A former AAD president with a background in computer science believes that machine learning and other new technologies will dramatically change the way dermatologists diagnose pigmented lesions in the next five to 10 years. “There’s a bunch of technologies out there — mole-mapping, temporal serial imaging, Melafind, confocal microscopy, optical coherence tomography,” said Darrell S. Rigel, MD, clinical professor of dermatology at New York University Medical Center. “They’re all attacking the problem in a different way, but it’s the same problem. You have a patient who walks in with 100 moles, which ones do you biopsy? Or, can you obviate the biopsy? A couple of these technologies will win, and they will take us to the next level, beyond a dermatoscope.” Dr. Rigel pointed to a potential regulatory issue for machine learning algorithms that hampered the development of Melafind: the algorithm learns and changes continuously as it absorbs new data, but the U.S. Food and Drug Administration requires device developers to re-submit their devices for approval if they’re changed significantly. “Although Melafind was designed to get better and better, the FDA made it almost impossible to take advantage of that capability,” Dr. Rigel said. An article published online by The Atlantic (www.theatlantic.com/technology/archive/2017/10/algorithms-future-of-health-care/543825/) explores the regulatory situation for machine learning in depth and notes that the FDA is working with developers to update the agency’s regulatory processes for new digital health technologies.

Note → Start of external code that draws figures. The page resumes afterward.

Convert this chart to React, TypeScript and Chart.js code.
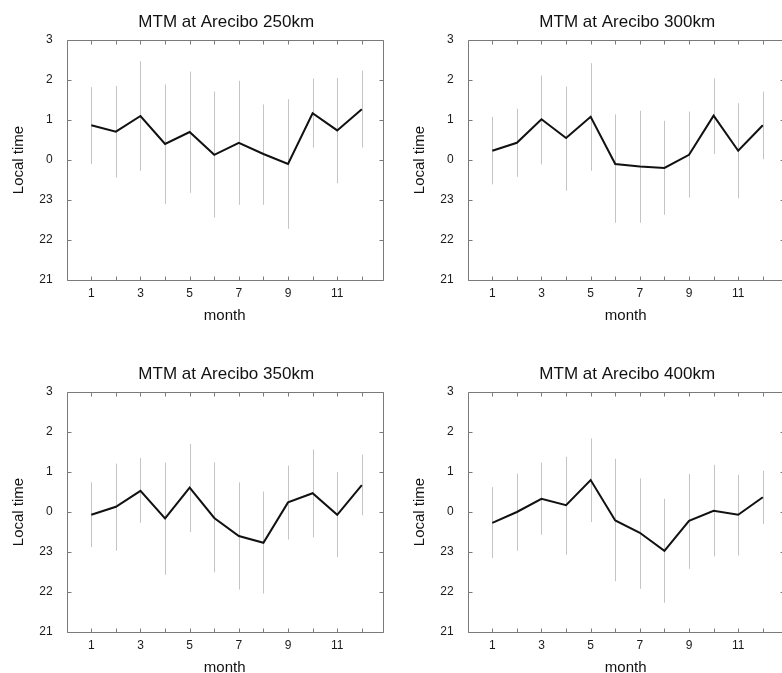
import { useEffect, useRef } from "react";
import { Chart, registerables } from "chart.js";

Chart.register(...registerables);

// ---- data (local time in hours; values > 24 wrap past midnight) ----
const months = [1, 2, 3, 4, 5, 6, 7, 8, 9, 10, 11, 12];
const yTicks = [21, 22, 23, 24, 25, 26, 27];
const xLabelMonths = [1, 3, 5, 7, 9, 11];

const titles = [
  "MTM at Arecibo 250km",
  "MTM at Arecibo 300km",
  "MTM at Arecibo 350km",
  "MTM at Arecibo 400km",
];

const mean250 = [24.87, 24.71, 25.1, 24.4, 24.7, 24.13, 24.43, 24.15, 23.9, 25.17, 24.74, 25.27];
const upper250 = [25.82, 25.85, 26.47, 25.89, 26.21, 25.71, 25.98, 25.39, 25.52, 26.03, 26.05, 26.23];
const lower250 = [23.9, 23.56, 23.73, 22.9, 23.18, 22.56, 22.88, 22.88, 22.28, 24.31, 23.42, 24.31];

const mean300 = [24.23, 24.43, 25.02, 24.55, 25.08, 23.9, 23.84, 23.8, 24.13, 25.11, 24.23, 24.87];
const upper300 = [25.08, 25.28, 26.11, 25.83, 26.42, 25.14, 25.23, 24.98, 25.21, 26.04, 25.42, 25.71];
const lower300 = [23.39, 23.58, 23.89, 23.23, 23.73, 22.43, 22.43, 22.63, 23.06, 24.15, 23.04, 24.02];

const mean350 = [23.93, 24.13, 24.53, 23.84, 24.61, 23.85, 23.4, 23.23, 24.24, 24.47, 23.93, 24.67];
const upper350 = [24.74, 25.21, 25.35, 25.23, 25.7, 25.24, 24.74, 24.51, 25.16, 25.56, 25.0, 25.43];
const lower350 = [23.12, 23.03, 23.73, 22.43, 23.5, 22.49, 22.06, 21.96, 23.31, 23.37, 22.87, 23.92];

const mean400 = [23.73, 24.0, 24.33, 24.17, 24.8, 23.79, 23.48, 23.03, 23.78, 24.03, 23.93, 24.37];
const upper400 = [24.62, 24.96, 25.23, 25.38, 25.84, 25.33, 24.84, 24.33, 24.95, 25.18, 24.93, 25.03];
const lower400 = [22.85, 23.03, 23.43, 22.93, 23.75, 22.27, 22.08, 21.73, 22.58, 22.89, 22.91, 23.7];

const means = [mean250, mean300, mean350, mean400];
const uppers = [upper250, upper300, upper350, upper400];
const lowers = [lower250, lower300, lower350, lower400];

// ---- layout ----
const panelLeft = [0, 401, 0, 401];
const panelTop = [0, 0, 352, 352];
const CW = 391;
const CH = 330;
const FONT = "'Liberation Sans', Arial, Helvetica, sans-serif";

function makePlugin(idx: number) {
  return {
    id: "frameAndBars" + idx,
    beforeDatasetsDraw(chart: any) {
      const { ctx, scales } = chart;
      const xs = scales.x;
      const ys = scales.y;
      ctx.save();
      ctx.strokeStyle = "#c4c4c4";
      ctx.lineWidth = 1;
      for (let i = 0; i < months.length; i++) {
        const px = Math.round(xs.getPixelForValue(months[i])) + 0.5;
        ctx.beginPath();
        ctx.moveTo(px, ys.getPixelForValue(uppers[idx][i]));
        ctx.lineTo(px, ys.getPixelForValue(lowers[idx][i]));
        ctx.stroke();
      }
      ctx.restore();
    },
    afterDraw(chart: any) {
      const { ctx, chartArea, scales } = chart;
      const xs = scales.x;
      const ys = scales.y;
      const l = Math.round(chartArea.left) + 0.5;
      const r = Math.round(chartArea.right) + 0.5;
      const t = Math.round(chartArea.top) + 0.5;
      const b = Math.round(chartArea.bottom) + 0.5;
      ctx.save();
      ctx.strokeStyle = "#7a7a7a";
      ctx.lineWidth = 1;
      ctx.beginPath();
      ctx.moveTo(l, t);
      ctx.lineTo(r, t);
      ctx.lineTo(r, b);
      ctx.lineTo(l, b);
      ctx.closePath();
      ctx.stroke();
      ctx.beginPath();
      for (const m of months) {
        const px = Math.round(xs.getPixelForValue(m)) + 0.5;
        ctx.moveTo(px, b);
        ctx.lineTo(px, b - 4);
        ctx.moveTo(px, t);
        ctx.lineTo(px, t + 4);
      }
      for (const v of yTicks) {
        const py = Math.round(ys.getPixelForValue(v)) + 0.5;
        ctx.moveTo(l, py);
        ctx.lineTo(l + 4, py);
        ctx.moveTo(r, py);
        ctx.lineTo(r - 4, py);
      }
      ctx.stroke();
      // panel title, centred over the plot area
      ctx.fillStyle = "#111";
      ctx.font = "17px " + FONT;
      ctx.textAlign = "center";
      ctx.textBaseline = "middle";
      ctx.fillText(titles[idx], (chartArea.left + chartArea.right) / 2 + 1.5, chartArea.top - 18);
      ctx.restore();
    },
  };
}

function Panel({ idx }: { idx: number }) {
  const ref = useRef<HTMLCanvasElement | null>(null);
  useEffect(() => {
    if (!ref.current) return;
    const chart = new Chart(ref.current, {
      type: "line",
      data: {
        datasets: [
          {
            data: months.map((m, i) => ({ x: m, y: means[idx][i] })),
            borderColor: "#111111",
            borderWidth: 2,
            pointRadius: 0,
            tension: 0,
            fill: false,
          },
        ],
      },
      options: {
        animation: false,
        responsive: false,
        devicePixelRatio: 1,
        layout: { padding: { left: 0, right: 8.3, top: 40, bottom: 0 } },
        plugins: {
          legend: { display: false },
          tooltip: { enabled: false },
          title: { display: false },
        },
        scales: {
          x: {
            type: "linear",
            min: 0,
            max: 12.85,
            grid: { display: false, drawTicks: false },
            border: { display: false },
            afterFit: (s: any) => {
              s.height = 50;
            },
            ticks: {
              stepSize: 1,
              autoSkip: false,
              maxRotation: 0,
              padding: 6.3,
              color: "#1a1a1a",
              font: { family: FONT, size: 12 },
              callback: (v: any) => (xLabelMonths.includes(v) ? String(v) : ""),
            },
            title: {
              display: true,
              text: "month",
              color: "#111",
              font: { family: FONT, size: 15 },
              padding: { top: 0, bottom: 5.6 },
            },
          },
          y: {
            type: "linear",
            min: 21,
            max: 27,
            grid: { display: false, drawTicks: false },
            border: { display: false },
            afterFit: (s: any) => {
              s.width = 66.7;
            },
            ticks: {
              stepSize: 1,
              padding: 14,
              color: "#1a1a1a",
              font: { family: FONT, size: 12 },
              callback: (v: any) => String(Number(v) % 24),
            },
            title: {
              display: true,
              text: "Local time",
              color: "#111",
              font: { family: FONT, size: 15 },
              padding: { top: 9.7, bottom: 0 },
            },
          },
        },
      },
      plugins: [makePlugin(idx)],
    } as any);
    return () => chart.destroy();
  }, [idx]);
  return (
    <canvas
      ref={ref}
      width={CW}
      height={CH}
      style={{
        position: "absolute",
        left: panelLeft[idx],
        top: panelTop[idx],
        width: CW,
        height: CH,
      }}
    />
  );
}

export default function App() {
  return (
    <div
      style={{
        position: "absolute",
        left: 0,
        top: 0,
        width: 782,
        height: 673,
        overflow: "hidden",
        background: "#fff",
      }}
    >
      {[0, 1, 2, 3].map((i) => (
        <Panel key={i} idx={i} />
      ))}
    </div>
  );
}
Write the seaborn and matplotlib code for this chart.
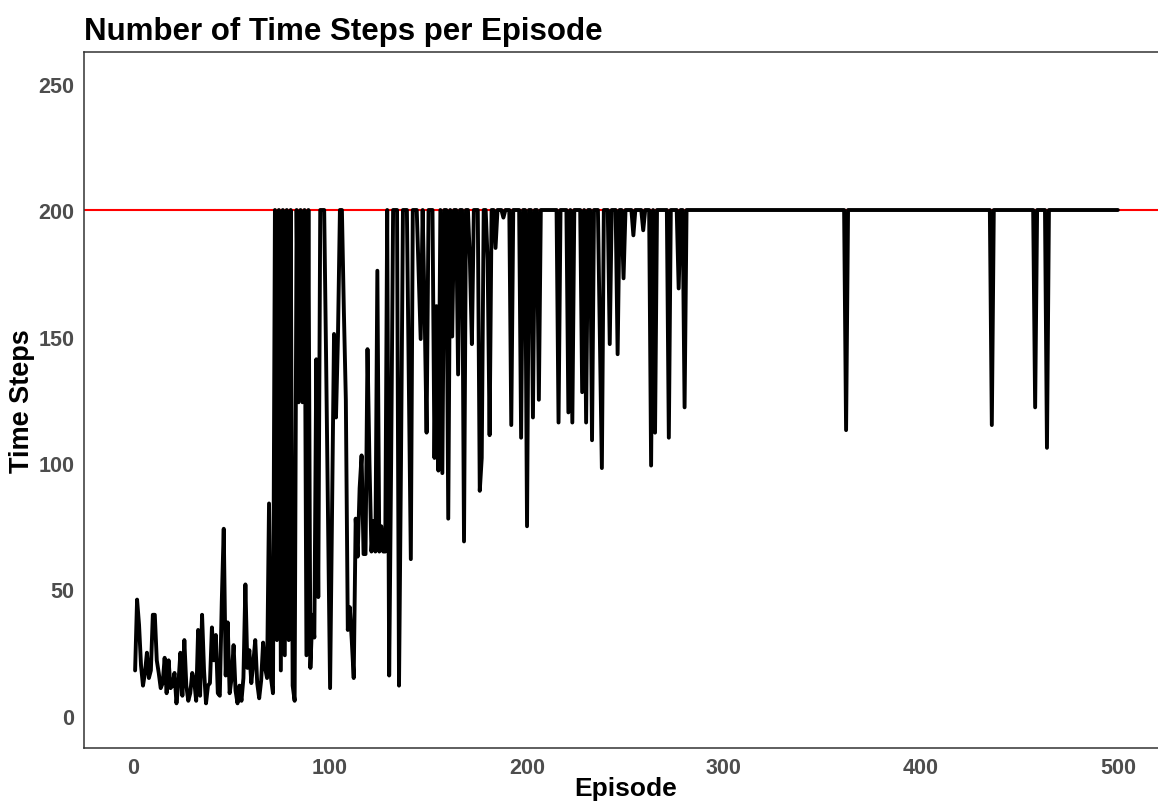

Dr. Ko and Dr. Halpern reiterated that machine learning is an opportunity for dermatologists, not a threat. “We have a responsibility to be thinking about how to use this to genuinely improve the delivery of care,” said Dr. Halpern. “We need to understand that there are real threats associated with this, but they’re not to the dermatologist per se; they’re to making mistakes of implementing it ineffectively. In the right hands, used under the right models, this should upscale the value of the dermatologist while improving early detection and preventing some of the unnecessary surgery that’s going on. But that’s a really tall order.” Dr. Ko pointed out that “detection of the melanoma is great, but as we know, medicine is not just about diagnosis. Getting that patient through the stages of counseling, treatment, follow-up, that’s the doctoring. There will soon be things that do better at the rote stuff. And we should embrace that. I would gladly welcome a virtual clinical assistant to help me augment and extend the care I can deliver.”